In a scene with Nurse Wright (played by the powerhouse Florence Pugh) and Kitty O’Donnell (played by the enchanting Niamh Algar), the nurse is dismissive towards Kitty’s religion. As a response, Kitty points out that the nurse constantly writes notes in her own book, which is continuously growing and becoming her own bible.
Kitty then breaks the fourth wall by looking directly into the camera. The narrator then says, “Hello again. I told you we were nothing without stories.”
It is an affirmation that although the characters are observing the same scenario, but they are coming to different conclusions. They are creating and living their own stories.
At the end of the film, the camera pans from Anna in her new life to off the set where Niamh Algar shows up on camera and says, “In. Out. In. Out.”

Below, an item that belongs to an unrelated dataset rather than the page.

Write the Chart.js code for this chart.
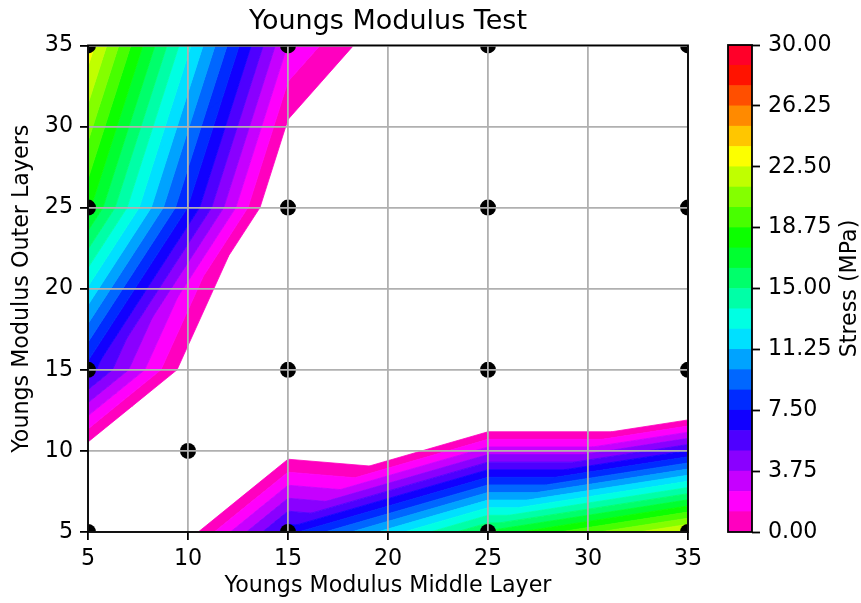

This is in reference to Anna O’Donnell (played by Kíla Lord Cassidy) saying “in out” as she twirled a string which had the pictures of a cage and a bird, an old illussion that can make it look as if the bird is both free and caged.
Again, we call into question the idea of story and perspective. We are happy to see Anna alive and seemingly well, but is she any more free than in the life she had before? Is she in or out of a cage? Is the cage literal or perceived?
Gender and Religion as Cages
Anna was a trapped bird because of her gender and the religion that guided her community.